How do we help employees as adult learners engage with learning materials or concepts and then pulling the information through into their jobs? We look for different ways to encourage the ownership of the training and application of the information.
Some ideas for this ownership focus back on why the information is important and how it will be used. Knowing this lends validity and importance. There is cost invested into training, be it an assortment of fees or time, and no business can take that lightly. Asking why and how something can be used is a legitimate question, and should be a standard part of the process.
Training and education are not meant to be the starting and stopping points for information, never translating into real purpose and use. Instead, information needs to flow through the training into the workplace. By partnering with the employee to set expectations of how the information will be used, they have a better idea of how the skill set might applies. These expectations will need to be adjusted based on the actual seminar, but it is good to anticipate and discuss what will be used after completion. Software training is a good example, where new skills are shown and then need to be utilized to stay fresh. If there is not some sense of the data being valid and useful later, then the freshly learned skills will only be a fading memory.
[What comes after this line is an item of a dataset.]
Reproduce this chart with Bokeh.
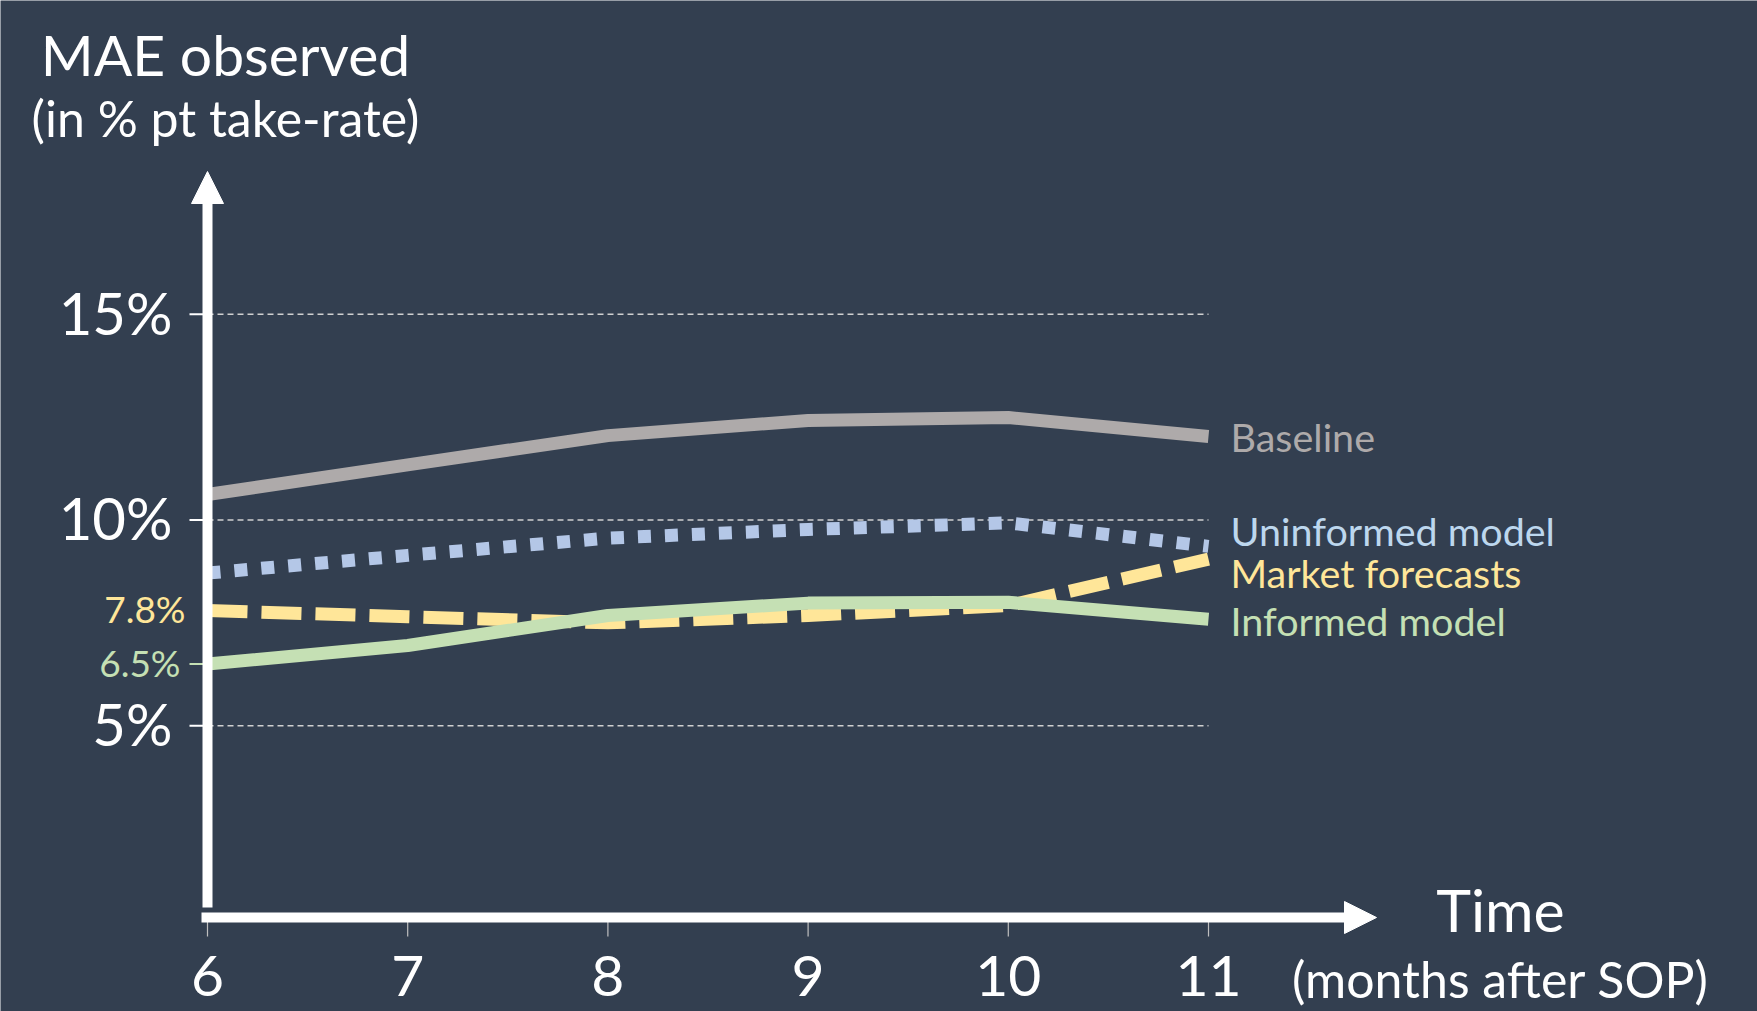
from bokeh.plotting import figure
from bokeh.models import Range1d, Arrow, NormalHead
from bokeh.core.properties import value
from bokeh.embed import file_html
from bokeh.resources import INLINE

# ---- data -------------------------------------------------------------
months = [6, 7, 8, 9, 10, 11]
baseline = [10.62, 11.34, 12.05, 12.42, 12.49, 12.03]
uninformed = [8.71, 9.14, 9.56, 9.77, 9.93, 9.36]
market = [7.8, 7.65, 7.5, 7.68, 7.92, 9.05]
informed = [6.5, 6.95, 7.68, 7.98, 8.0, 7.59]

y_ticks = [5, 10, 15]
y_tick_labels = ["5%", "10%", "15%"]
x_tick_labels = [str(m) for m in months]

series_names = ["Baseline", "Uninformed model", "Market forecasts", "Informed model"]

# ---- style ------------------------------------------------------------
BG = "#333F50"
FONT = value("Lato")
C_BASE = "#AEAAAA"
C_UNINF = "#B4C7E7"
C_UNINF_TXT = "#BDD7EE"
C_MARKET = "#FFE699"
C_INF = "#C5E0B4"

W, H = 1757, 1011
PX_MONTH = 200.2     # pixels per month
PX_PT = 41.15        # pixels per percentage point
X_ORIGIN = 207       # pixel column of month 6
Y_ZERO = 931         # pixel row of 0 %
BASE_SHIFT = 0.40    # lift of the alphabetic baseline, in em


def dx(px):
    return months[0] + (px - X_ORIGIN) / PX_MONTH


def dy(py):
    return (Y_ZERO - py) / PX_PT


p = figure(
    width=W, height=H,
    x_range=Range1d(dx(0), dx(W)), y_range=Range1d(dy(H), dy(0)),
    x_axis_type=None, y_axis_type=None,
    toolbar_location=None, output_backend="svg",
    min_border=0, outline_line_color=None,
    background_fill_color=BG, border_fill_color=BG,
)


def label(xs, ys, texts, size, color, align="left", offset=0):
    """Text placed with its baseline at ys (plus an offset in pixels)."""
    p.text(x=xs, y=ys, text=texts, text_align=align, text_baseline="alphabetic",
           y_offset=offset - BASE_SHIFT * size,
           text_font=FONT, text_font_size=f"{size}px", text_color=color)


# dashed reference lines at the major ticks
p.segment(x0=months[0], y0=y_ticks, x1=months[-1], y1=y_ticks,
          line_color="#D0D0D0", line_width=1.4, line_dash="6 4")

# tick marks
p.segment(x0=dx(189), y0=y_ticks, x1=months[0], y1=y_ticks,
          line_color="white", line_width=2)
p.segment(x0=[dx(189)], y0=[informed[0]], x1=[months[0]], y1=[informed[0]],
          line_color=C_INF, line_width=2)
p.segment(x0=months, y0=dy(917), x1=months, y1=dy(936),
          line_color="#BFBFBF", line_width=1.2)

# series
p.line(months, baseline, line_color=C_BASE, line_width=13)
p.line(months, uninformed, line_color=C_UNINF, line_width=13, line_dash="13 14")
p.line(months, market, line_color=C_MARKET, line_width=13, line_dash="40 14")
p.line(months, informed, line_color=C_INF, line_width=13)

# axes drawn as arrows
p.add_layout(Arrow(end=NormalHead(size=32, fill_color="white", line_color="white", line_width=1),
                   x_start=months[0], y_start=dy(907), x_end=months[0], y_end=dy(171),
                   line_color="white", line_width=10))
p.add_layout(Arrow(end=NormalHead(size=32, fill_color="white", line_color="white", line_width=1),
                   x_start=dx(201), y_start=dy(917), x_end=dx(1376), y_end=dy(917),
                   line_color="white", line_width=10))

# tick labels
label([dx(172)] * len(y_ticks), y_ticks, y_tick_labels, 58, "white", "right", offset=21)
label(months, [dy(998)] * len(months), x_tick_labels, 57, "white", "center")

# start values
label([dx(185)], [market[0]], [f"{market[0]:.1f}%"], 37, C_MARKET, "right", offset=13)
label([dx(180)], [informed[0]], [f"{informed[0]:.1f}%"], 37, C_INF, "right", offset=13)

# series names
label([dx(1230)] * 4, [dy(452), dy(546), dy(588), dy(636)], series_names, 39.5,
      [C_BASE, C_UNINF_TXT, C_MARKET, C_INF])

# axis titles
label([dx(225)], [dy(76)], ["MAE observed"], 57, "white", "center")
label([dx(225)], [dy(137)], ["(in % pt take-rate)"], 50, "white", "center")
label([dx(1500)], [dy(933)], ["Time"], 59, "white", "center")
label([dx(1500)], [dy(998)], ["(months after SOP)"], 50, "white", "center")

open("out.html", "w").write(file_html(p, INLINE))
Following through on expectations will establish an accountability to utilize the information later.
Greater accountability can be driven by having the person attending the training or educational opportunity present what was learned later. Set up a time after the training for the employee to share what was learned. Presenting information requires a different level of knowledge, especially if there will be application questions asked. Additional levels of accountability are built in, and at the same time this is an opportunity to build the now internal presenter into your subject matter expert.
Another idea is to use the training topic as the method to achieve a goal. When setting goals consider if any educational opportunities might need to be included for the achievement of the goal. Weaving this into a goal provides greater motivation as it has an established outcome.
Papers, articles in newsletters, mini-trainings in department meetings, asking an employee to help develop how the information will be actionable, or pairing up the then trained employee with someone else for coaching on that topic can also be ways to increase ownership. Regardless of how this process happens, (and there are many creative ways to build this into the learning culture of a company), it is essential for accountability and ownership to be built in. Much more than measuring the cost of a training session, it is treating it as the investment it is.